_Short problem:_
From the very first line of the data to the line containing "const yMajorExponents = [0, -100, -200, -300];", retype everything exactly, leaving the pictures behind.

··· Recorded data ···

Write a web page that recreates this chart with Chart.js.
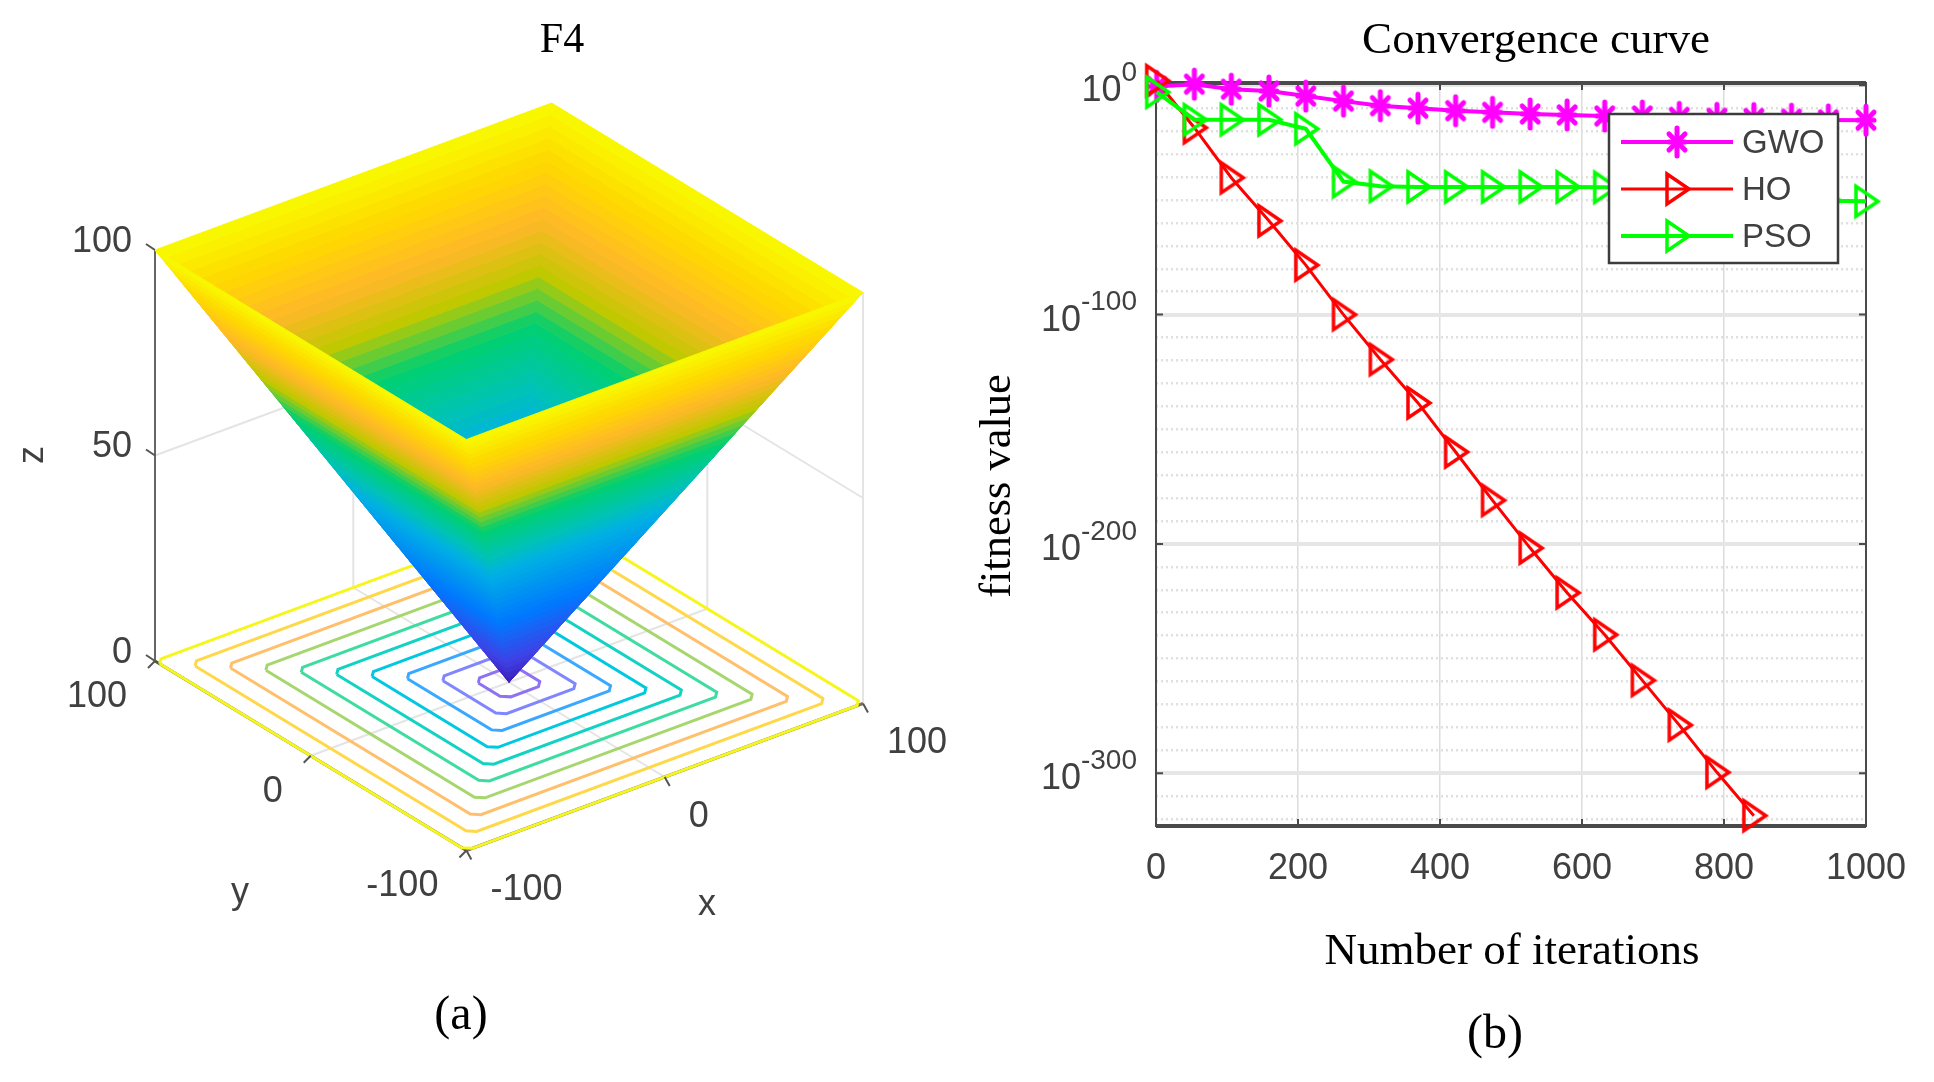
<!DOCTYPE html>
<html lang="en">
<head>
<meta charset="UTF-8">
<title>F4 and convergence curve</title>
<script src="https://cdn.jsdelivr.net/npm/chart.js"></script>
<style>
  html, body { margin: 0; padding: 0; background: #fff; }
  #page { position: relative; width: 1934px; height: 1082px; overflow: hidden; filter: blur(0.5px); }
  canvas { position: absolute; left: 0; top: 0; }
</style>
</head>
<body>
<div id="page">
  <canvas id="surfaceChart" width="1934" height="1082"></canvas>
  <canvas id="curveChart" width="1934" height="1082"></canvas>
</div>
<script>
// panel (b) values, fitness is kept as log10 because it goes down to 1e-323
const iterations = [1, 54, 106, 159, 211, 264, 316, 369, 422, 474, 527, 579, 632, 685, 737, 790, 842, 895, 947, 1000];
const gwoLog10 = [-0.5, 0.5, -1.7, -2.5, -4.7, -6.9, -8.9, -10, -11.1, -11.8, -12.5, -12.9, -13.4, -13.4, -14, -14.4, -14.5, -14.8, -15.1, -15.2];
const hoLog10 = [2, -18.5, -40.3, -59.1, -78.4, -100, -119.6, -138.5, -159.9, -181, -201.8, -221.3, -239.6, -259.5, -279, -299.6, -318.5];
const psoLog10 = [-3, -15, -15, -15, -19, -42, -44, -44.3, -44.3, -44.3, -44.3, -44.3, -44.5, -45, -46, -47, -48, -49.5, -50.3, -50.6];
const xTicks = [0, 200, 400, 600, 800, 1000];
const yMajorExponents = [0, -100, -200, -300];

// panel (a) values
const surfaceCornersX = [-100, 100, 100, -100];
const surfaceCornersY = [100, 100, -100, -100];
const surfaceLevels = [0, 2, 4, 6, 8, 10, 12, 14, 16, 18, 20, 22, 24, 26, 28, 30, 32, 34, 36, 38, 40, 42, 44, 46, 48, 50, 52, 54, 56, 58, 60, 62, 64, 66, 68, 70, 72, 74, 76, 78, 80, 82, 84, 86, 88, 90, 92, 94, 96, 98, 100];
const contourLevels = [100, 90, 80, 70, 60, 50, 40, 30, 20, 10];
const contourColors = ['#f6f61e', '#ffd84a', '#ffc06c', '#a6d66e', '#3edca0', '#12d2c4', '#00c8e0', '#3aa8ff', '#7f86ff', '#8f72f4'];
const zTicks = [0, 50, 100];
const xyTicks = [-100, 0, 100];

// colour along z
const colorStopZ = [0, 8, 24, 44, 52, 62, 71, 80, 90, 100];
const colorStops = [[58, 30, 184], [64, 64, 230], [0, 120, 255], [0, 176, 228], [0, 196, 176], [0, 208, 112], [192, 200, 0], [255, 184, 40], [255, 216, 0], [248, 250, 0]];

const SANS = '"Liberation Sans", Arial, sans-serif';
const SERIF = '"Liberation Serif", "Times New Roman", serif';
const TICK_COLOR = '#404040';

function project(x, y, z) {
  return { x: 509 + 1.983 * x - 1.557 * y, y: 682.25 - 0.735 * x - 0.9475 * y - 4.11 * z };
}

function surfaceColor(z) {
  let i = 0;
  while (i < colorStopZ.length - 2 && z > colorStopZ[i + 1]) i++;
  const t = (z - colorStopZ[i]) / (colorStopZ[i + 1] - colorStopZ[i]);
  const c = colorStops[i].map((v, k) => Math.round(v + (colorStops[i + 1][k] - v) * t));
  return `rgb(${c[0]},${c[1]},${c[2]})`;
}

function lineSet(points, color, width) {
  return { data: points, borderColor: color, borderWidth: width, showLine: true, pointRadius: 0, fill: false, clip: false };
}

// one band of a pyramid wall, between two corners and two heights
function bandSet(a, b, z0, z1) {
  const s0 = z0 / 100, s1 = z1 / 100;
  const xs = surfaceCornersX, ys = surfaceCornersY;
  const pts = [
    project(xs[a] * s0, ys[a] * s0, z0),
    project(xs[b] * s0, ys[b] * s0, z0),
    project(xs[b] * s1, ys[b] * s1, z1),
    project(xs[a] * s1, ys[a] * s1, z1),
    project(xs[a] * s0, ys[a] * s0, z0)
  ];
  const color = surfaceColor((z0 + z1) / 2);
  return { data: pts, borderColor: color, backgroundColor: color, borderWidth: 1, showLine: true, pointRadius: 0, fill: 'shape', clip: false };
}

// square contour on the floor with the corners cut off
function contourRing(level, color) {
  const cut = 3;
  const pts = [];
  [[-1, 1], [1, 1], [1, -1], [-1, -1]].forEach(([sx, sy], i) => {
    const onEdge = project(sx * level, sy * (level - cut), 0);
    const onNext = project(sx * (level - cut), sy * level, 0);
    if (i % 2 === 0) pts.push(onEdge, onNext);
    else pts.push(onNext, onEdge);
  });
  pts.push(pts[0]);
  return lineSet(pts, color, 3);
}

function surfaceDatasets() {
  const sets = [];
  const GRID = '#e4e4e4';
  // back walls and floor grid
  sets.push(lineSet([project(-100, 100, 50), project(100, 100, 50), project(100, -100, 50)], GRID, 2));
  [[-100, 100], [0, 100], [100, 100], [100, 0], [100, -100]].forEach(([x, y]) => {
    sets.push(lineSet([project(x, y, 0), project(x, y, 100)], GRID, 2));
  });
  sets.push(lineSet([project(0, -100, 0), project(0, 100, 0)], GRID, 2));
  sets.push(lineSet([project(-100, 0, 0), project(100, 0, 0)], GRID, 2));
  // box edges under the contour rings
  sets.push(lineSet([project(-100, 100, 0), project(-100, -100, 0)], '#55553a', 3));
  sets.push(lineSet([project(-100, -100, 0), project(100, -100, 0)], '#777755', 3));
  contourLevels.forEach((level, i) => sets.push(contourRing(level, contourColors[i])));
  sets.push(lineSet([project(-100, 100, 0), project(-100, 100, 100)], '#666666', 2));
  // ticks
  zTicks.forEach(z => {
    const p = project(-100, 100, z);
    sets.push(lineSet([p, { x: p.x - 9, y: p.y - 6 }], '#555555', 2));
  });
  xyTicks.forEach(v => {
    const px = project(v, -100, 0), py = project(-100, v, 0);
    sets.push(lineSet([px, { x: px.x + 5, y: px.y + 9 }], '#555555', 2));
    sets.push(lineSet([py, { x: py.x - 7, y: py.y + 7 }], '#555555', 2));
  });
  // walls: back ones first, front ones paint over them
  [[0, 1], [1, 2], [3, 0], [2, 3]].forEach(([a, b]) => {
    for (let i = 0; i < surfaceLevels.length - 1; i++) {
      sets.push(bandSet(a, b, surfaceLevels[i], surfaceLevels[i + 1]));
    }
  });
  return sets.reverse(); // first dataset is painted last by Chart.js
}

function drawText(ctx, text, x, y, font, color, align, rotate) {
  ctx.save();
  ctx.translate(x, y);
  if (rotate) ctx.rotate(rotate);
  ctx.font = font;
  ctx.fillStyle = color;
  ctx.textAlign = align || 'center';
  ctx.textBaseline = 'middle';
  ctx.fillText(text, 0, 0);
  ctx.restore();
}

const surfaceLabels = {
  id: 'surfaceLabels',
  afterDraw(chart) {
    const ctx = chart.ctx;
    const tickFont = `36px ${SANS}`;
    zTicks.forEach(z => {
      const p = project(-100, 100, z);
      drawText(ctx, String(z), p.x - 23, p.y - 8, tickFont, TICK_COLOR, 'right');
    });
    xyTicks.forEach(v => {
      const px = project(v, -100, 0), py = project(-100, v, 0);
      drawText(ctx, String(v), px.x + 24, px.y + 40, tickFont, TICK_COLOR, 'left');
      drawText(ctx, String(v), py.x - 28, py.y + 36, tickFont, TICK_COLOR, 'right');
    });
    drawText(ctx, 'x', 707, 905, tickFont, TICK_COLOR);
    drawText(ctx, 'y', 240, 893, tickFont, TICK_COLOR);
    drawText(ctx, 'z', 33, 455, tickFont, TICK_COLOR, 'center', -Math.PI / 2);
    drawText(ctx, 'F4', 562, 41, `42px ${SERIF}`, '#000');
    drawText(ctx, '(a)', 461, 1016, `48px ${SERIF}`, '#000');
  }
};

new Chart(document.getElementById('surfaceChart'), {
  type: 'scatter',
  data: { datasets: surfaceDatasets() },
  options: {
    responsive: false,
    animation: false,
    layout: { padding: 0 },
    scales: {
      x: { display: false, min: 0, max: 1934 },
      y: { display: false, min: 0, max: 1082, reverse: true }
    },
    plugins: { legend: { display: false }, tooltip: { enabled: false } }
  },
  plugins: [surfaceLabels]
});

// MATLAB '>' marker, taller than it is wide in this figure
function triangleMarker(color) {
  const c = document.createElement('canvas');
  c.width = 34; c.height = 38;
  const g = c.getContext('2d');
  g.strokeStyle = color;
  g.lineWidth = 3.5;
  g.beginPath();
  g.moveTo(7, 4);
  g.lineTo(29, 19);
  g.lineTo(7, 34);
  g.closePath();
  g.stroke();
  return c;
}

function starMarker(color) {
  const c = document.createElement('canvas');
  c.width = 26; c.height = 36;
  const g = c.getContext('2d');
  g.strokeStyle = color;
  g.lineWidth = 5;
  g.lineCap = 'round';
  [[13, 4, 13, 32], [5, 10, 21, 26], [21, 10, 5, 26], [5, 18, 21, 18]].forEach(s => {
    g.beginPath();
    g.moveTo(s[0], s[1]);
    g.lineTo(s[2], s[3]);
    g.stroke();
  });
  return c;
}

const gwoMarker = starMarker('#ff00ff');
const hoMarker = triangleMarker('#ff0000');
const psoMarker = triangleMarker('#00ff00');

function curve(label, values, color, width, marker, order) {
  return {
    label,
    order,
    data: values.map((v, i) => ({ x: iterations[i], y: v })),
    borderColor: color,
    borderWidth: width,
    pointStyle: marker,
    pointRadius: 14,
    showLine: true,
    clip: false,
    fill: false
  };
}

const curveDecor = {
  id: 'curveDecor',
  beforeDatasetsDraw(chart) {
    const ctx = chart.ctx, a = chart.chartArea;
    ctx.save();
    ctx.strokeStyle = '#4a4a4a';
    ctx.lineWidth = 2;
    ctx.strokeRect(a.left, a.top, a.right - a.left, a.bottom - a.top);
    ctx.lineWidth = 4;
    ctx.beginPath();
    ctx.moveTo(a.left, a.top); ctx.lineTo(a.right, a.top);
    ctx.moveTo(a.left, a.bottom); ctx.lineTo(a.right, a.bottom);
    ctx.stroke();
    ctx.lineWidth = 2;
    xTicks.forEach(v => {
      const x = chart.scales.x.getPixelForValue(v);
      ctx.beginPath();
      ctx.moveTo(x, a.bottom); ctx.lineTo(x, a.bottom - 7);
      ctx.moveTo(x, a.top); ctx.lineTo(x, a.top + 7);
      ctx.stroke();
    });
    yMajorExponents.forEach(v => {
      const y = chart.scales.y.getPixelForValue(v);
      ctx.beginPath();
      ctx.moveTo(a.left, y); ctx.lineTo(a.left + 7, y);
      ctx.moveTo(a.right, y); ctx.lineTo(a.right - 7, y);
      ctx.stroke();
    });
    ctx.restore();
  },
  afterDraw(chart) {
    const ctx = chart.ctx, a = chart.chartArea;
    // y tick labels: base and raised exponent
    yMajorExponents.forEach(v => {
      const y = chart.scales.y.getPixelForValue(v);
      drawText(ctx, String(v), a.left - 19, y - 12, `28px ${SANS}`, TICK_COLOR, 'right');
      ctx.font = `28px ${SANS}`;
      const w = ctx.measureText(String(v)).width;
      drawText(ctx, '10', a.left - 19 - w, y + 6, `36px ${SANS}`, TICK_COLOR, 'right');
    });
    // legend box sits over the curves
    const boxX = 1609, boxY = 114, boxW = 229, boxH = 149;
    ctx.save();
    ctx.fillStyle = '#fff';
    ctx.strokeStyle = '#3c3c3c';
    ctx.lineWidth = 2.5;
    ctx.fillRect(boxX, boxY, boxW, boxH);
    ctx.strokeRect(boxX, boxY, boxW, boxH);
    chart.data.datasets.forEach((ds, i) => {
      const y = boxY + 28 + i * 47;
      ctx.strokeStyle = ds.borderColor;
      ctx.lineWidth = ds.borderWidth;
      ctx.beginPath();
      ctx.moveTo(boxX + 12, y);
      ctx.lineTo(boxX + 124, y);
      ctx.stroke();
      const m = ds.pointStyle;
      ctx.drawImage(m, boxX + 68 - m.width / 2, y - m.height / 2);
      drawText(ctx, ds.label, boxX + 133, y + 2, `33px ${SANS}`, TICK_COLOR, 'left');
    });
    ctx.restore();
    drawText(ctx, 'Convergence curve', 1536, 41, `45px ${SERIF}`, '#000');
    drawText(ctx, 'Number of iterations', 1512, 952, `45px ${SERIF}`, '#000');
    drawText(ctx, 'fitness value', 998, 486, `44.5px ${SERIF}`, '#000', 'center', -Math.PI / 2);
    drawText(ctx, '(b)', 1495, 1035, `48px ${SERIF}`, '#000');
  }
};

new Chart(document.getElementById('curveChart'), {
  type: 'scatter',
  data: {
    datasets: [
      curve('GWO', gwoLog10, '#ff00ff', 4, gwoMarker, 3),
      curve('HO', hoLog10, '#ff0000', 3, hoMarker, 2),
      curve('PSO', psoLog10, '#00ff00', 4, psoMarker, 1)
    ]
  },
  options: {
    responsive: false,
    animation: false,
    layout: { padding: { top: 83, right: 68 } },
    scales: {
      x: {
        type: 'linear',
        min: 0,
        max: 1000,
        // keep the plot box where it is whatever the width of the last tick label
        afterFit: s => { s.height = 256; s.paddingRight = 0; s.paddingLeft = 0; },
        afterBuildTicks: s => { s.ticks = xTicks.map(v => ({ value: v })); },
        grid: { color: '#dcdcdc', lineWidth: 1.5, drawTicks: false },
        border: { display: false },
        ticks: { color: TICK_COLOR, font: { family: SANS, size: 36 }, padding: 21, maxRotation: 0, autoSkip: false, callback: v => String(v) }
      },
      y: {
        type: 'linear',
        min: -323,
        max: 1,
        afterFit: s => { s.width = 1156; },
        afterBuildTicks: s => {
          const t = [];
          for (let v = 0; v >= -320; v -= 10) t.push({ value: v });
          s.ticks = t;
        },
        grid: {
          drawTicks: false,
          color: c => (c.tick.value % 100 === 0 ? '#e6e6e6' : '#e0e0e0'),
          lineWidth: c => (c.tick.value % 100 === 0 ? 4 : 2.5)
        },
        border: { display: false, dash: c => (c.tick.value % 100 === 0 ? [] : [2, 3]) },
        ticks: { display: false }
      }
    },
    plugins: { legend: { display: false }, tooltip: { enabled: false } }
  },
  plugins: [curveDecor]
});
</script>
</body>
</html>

···

_Result:_
Write a web page that recreates this chart with Chart.js.
<!DOCTYPE html>
<html lang="en">
<head>
<meta charset="UTF-8">
<title>F4 and convergence curve</title>
<script src="https://cdn.jsdelivr.net/npm/chart.js"></script>
<style>
  html, body { margin: 0; padding: 0; background: #fff; }
  #page { position: relative; width: 1934px; height: 1082px; overflow: hidden; filter: blur(0.5px); }
  canvas { position: absolute; left: 0; top: 0; }
</style>
</head>
<body>
<div id="page">
  <canvas id="surfaceChart" width="1934" height="1082"></canvas>
  <canvas id="curveChart" width="1934" height="1082"></canvas>
</div>
<script>
// panel (b) values, fitness is kept as log10 because it goes down to 1e-323
const iterations = [1, 54, 106, 159, 211, 264, 316, 369, 422, 474, 527, 579, 632, 685, 737, 790, 842, 895, 947, 1000];
const gwoLog10 = [-0.5, 0.5, -1.7, -2.5, -4.7, -6.9, -8.9, -10, -11.1, -11.8, -12.5, -12.9, -13.4, -13.4, -14, -14.4, -14.5, -14.8, -15.1, -15.2];
const hoLog10 = [2, -18.5, -40.3, -59.1, -78.4, -100, -119.6, -138.5, -159.9, -181, -201.8, -221.3, -239.6, -259.5, -279, -299.6, -318.5];
const psoLog10 = [-3, -15, -15, -15, -19, -42, -44, -44.3, -44.3, -44.3, -44.3, -44.3, -44.5, -45, -46, -47, -48, -49.5, -50.3, -50.6];
const xTicks = [0, 200, 400, 600, 800, 1000];
const yMajorExponents = [0, -100, -200, -300];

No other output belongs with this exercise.